** start Collected data **

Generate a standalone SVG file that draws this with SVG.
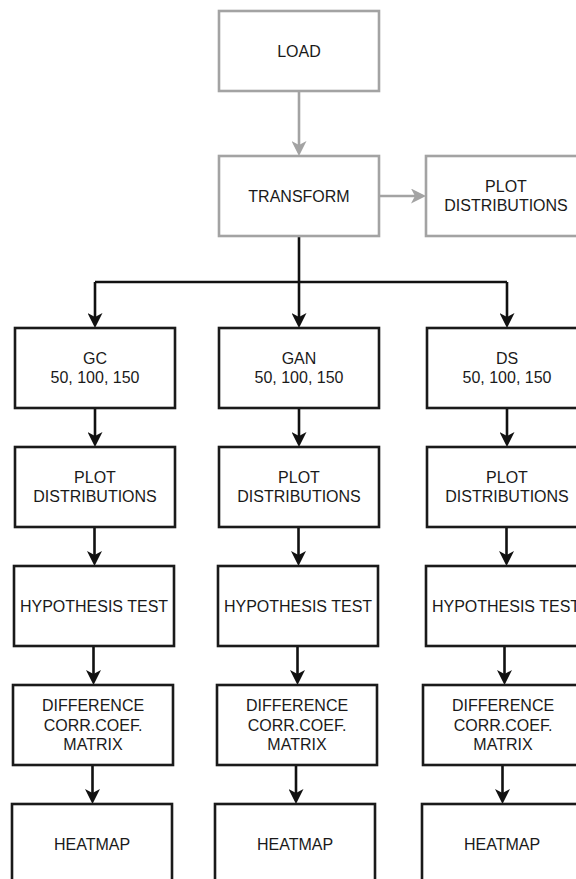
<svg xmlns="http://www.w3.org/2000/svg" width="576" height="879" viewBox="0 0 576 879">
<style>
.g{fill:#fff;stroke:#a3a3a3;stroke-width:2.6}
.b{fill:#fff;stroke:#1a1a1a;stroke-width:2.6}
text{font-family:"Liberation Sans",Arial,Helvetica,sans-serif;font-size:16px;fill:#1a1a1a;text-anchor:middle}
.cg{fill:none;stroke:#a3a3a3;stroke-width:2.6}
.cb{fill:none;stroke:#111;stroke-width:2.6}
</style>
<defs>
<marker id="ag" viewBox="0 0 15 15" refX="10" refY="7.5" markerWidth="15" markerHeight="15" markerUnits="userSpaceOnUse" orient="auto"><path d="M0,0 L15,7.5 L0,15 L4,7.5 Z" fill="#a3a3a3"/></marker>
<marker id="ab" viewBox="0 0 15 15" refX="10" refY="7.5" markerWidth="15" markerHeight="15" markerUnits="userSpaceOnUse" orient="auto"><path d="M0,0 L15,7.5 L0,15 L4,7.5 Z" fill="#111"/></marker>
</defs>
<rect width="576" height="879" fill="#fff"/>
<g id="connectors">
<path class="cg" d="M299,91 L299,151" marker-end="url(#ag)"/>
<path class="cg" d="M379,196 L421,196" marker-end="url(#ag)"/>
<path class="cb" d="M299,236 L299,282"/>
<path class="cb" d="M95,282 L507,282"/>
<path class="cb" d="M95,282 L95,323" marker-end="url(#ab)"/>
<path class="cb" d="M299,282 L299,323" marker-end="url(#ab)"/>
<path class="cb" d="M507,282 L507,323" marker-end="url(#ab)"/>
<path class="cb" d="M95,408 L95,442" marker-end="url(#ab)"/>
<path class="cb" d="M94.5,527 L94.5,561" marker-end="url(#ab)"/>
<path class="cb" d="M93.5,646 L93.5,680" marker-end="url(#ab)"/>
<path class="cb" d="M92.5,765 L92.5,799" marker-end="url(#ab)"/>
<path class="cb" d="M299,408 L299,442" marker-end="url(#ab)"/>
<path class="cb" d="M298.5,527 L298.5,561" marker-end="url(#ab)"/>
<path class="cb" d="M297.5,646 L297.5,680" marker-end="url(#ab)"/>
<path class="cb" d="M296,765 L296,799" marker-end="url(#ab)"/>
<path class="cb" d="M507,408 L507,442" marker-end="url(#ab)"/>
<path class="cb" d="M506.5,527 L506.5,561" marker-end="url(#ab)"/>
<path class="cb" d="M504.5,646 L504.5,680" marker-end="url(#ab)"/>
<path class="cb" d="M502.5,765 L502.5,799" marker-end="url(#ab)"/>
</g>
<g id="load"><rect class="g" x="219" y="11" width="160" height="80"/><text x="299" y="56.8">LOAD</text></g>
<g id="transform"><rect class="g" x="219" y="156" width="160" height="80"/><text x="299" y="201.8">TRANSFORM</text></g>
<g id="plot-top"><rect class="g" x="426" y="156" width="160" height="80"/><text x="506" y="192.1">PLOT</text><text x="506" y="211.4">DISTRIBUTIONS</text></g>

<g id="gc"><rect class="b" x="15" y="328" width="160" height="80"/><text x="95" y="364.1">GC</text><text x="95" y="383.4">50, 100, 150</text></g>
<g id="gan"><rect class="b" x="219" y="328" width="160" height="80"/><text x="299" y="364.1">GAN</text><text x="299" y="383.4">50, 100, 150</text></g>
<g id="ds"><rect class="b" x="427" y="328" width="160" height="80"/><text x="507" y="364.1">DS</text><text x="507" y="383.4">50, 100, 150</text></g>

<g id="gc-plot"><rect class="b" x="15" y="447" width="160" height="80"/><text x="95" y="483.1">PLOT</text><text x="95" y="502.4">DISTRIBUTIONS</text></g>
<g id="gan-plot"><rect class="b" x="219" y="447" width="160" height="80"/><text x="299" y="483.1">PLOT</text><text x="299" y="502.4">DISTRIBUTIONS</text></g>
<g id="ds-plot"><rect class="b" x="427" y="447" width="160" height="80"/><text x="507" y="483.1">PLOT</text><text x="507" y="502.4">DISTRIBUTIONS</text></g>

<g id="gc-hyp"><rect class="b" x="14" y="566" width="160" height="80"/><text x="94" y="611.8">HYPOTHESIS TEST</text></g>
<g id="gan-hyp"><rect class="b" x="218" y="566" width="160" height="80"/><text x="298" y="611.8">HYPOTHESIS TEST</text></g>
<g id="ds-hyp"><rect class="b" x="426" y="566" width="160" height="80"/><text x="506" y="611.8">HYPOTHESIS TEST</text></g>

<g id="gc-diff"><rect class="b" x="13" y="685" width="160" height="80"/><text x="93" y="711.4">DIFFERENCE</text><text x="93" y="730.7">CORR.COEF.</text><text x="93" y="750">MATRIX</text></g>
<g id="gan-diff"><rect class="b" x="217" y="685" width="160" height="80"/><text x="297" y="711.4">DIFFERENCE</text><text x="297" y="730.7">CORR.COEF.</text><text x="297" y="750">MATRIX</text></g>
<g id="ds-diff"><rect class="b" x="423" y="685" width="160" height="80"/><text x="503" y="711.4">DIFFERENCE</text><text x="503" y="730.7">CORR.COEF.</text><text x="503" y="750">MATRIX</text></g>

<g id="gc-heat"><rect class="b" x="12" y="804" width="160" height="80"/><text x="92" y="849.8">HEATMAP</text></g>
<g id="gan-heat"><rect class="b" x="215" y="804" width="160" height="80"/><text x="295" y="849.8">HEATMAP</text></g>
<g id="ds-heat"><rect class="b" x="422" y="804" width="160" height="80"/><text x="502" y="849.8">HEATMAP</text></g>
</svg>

** end Collected data **

■ Set problem: Your copy of the data should match it exactly, except that pictures are left out.

■ Result for this task:
Generate a standalone SVG file that draws this with SVG.
<svg xmlns="http://www.w3.org/2000/svg" width="576" height="879" viewBox="0 0 576 879">
<style>
.g{fill:#fff;stroke:#a3a3a3;stroke-width:2.6}
.b{fill:#fff;stroke:#1a1a1a;stroke-width:2.6}
text{font-family:"Liberation Sans",Arial,Helvetica,sans-serif;font-size:16px;fill:#1a1a1a;text-anchor:middle}
.cg{fill:none;stroke:#a3a3a3;stroke-width:2.6}
.cb{fill:none;stroke:#111;stroke-width:2.6}
</style>
<defs>
<marker id="ag" viewBox="0 0 15 15" refX="10" refY="7.5" markerWidth="15" markerHeight="15" markerUnits="userSpaceOnUse" orient="auto"><path d="M0,0 L15,7.5 L0,15 L4,7.5 Z" fill="#a3a3a3"/></marker>
<marker id="ab" viewBox="0 0 15 15" refX="10" refY="7.5" markerWidth="15" markerHeight="15" markerUnits="userSpaceOnUse" orient="auto"><path d="M0,0 L15,7.5 L0,15 L4,7.5 Z" fill="#111"/></marker>
</defs>
<rect width="576" height="879" fill="#fff"/>
<g id="connectors">
<path class="cg" d="M299,91 L299,151" marker-end="url(#ag)"/>
<path class="cg" d="M379,196 L421,196" marker-end="url(#ag)"/>
<path class="cb" d="M299,236 L299,282"/>
<path class="cb" d="M95,282 L507,282"/>
<path class="cb" d="M95,282 L95,323" marker-end="url(#ab)"/>
<path class="cb" d="M299,282 L299,323" marker-end="url(#ab)"/>
<path class="cb" d="M507,282 L507,323" marker-end="url(#ab)"/>
<path class="cb" d="M95,408 L95,442" marker-end="url(#ab)"/>
<path class="cb" d="M94.5,527 L94.5,561" marker-end="url(#ab)"/>
<path class="cb" d="M93.5,646 L93.5,680" marker-end="url(#ab)"/>
<path class="cb" d="M92.5,765 L92.5,799" marker-end="url(#ab)"/>
<path class="cb" d="M299,408 L299,442" marker-end="url(#ab)"/>
<path class="cb" d="M298.5,527 L298.5,561" marker-end="url(#ab)"/>
<path class="cb" d="M297.5,646 L297.5,680" marker-end="url(#ab)"/>
<path class="cb" d="M296,765 L296,799" marker-end="url(#ab)"/>
<path class="cb" d="M507,408 L507,442" marker-end="url(#ab)"/>
<path class="cb" d="M506.5,527 L506.5,561" marker-end="url(#ab)"/>
<path class="cb" d="M504.5,646 L504.5,680" marker-end="url(#ab)"/>
<path class="cb" d="M502.5,765 L502.5,799" marker-end="url(#ab)"/>
</g>
<g id="load"><rect class="g" x="219" y="11" width="160" height="80"/><text x="299" y="56.8">LOAD</text></g>
<g id="transform"><rect class="g" x="219" y="156" width="160" height="80"/><text x="299" y="201.8">TRANSFORM</text></g>
<g id="plot-top"><rect class="g" x="426" y="156" width="160" height="80"/><text x="506" y="192.1">PLOT</text><text x="506" y="211.4">DISTRIBUTIONS</text></g>

<g id="gc"><rect class="b" x="15" y="328" width="160" height="80"/><text x="95" y="364.1">GC</text><text x="95" y="383.4">50, 100, 150</text></g>
<g id="gan"><rect class="b" x="219" y="328" width="160" height="80"/><text x="299" y="364.1">GAN</text><text x="299" y="383.4">50, 100, 150</text></g>
<g id="ds"><rect class="b" x="427" y="328" width="160" height="80"/><text x="507" y="364.1">DS</text><text x="507" y="383.4">50, 100, 150</text></g>

<g id="gc-plot"><rect class="b" x="15" y="447" width="160" height="80"/><text x="95" y="483.1">PLOT</text><text x="95" y="502.4">DISTRIBUTIONS</text></g>
<g id="gan-plot"><rect class="b" x="219" y="447" width="160" height="80"/><text x="299" y="483.1">PLOT</text><text x="299" y="502.4">DISTRIBUTIONS</text></g>
<g id="ds-plot"><rect class="b" x="427" y="447" width="160" height="80"/><text x="507" y="483.1">PLOT</text><text x="507" y="502.4">DISTRIBUTIONS</text></g>

<g id="gc-hyp"><rect class="b" x="14" y="566" width="160" height="80"/><text x="94" y="611.8">HYPOTHESIS TEST</text></g>
<g id="gan-hyp"><rect class="b" x="218" y="566" width="160" height="80"/><text x="298" y="611.8">HYPOTHESIS TEST</text></g>
<g id="ds-hyp"><rect class="b" x="426" y="566" width="160" height="80"/><text x="506" y="611.8">HYPOTHESIS TEST</text></g>

<g id="gc-diff"><rect class="b" x="13" y="685" width="160" height="80"/><text x="93" y="711.4">DIFFERENCE</text><text x="93" y="730.7">CORR.COEF.</text><text x="93" y="750">MATRIX</text></g>
<g id="gan-diff"><rect class="b" x="217" y="685" width="160" height="80"/><text x="297" y="711.4">DIFFERENCE</text><text x="297" y="730.7">CORR.COEF.</text><text x="297" y="750">MATRIX</text></g>
<g id="ds-diff"><rect class="b" x="423" y="685" width="160" height="80"/><text x="503" y="711.4">DIFFERENCE</text><text x="503" y="730.7">CORR.COEF.</text><text x="503" y="750">MATRIX</text></g>

<g id="gc-heat"><rect class="b" x="12" y="804" width="160" height="80"/><text x="92" y="849.8">HEATMAP</text></g>
<g id="gan-heat"><rect class="b" x="215" y="804" width="160" height="80"/><text x="295" y="849.8">HEATMAP</text></g>
<g id="ds-heat"><rect class="b" x="422" y="804" width="160" height="80"/><text x="502" y="849.8">HEATMAP</text></g>
</svg>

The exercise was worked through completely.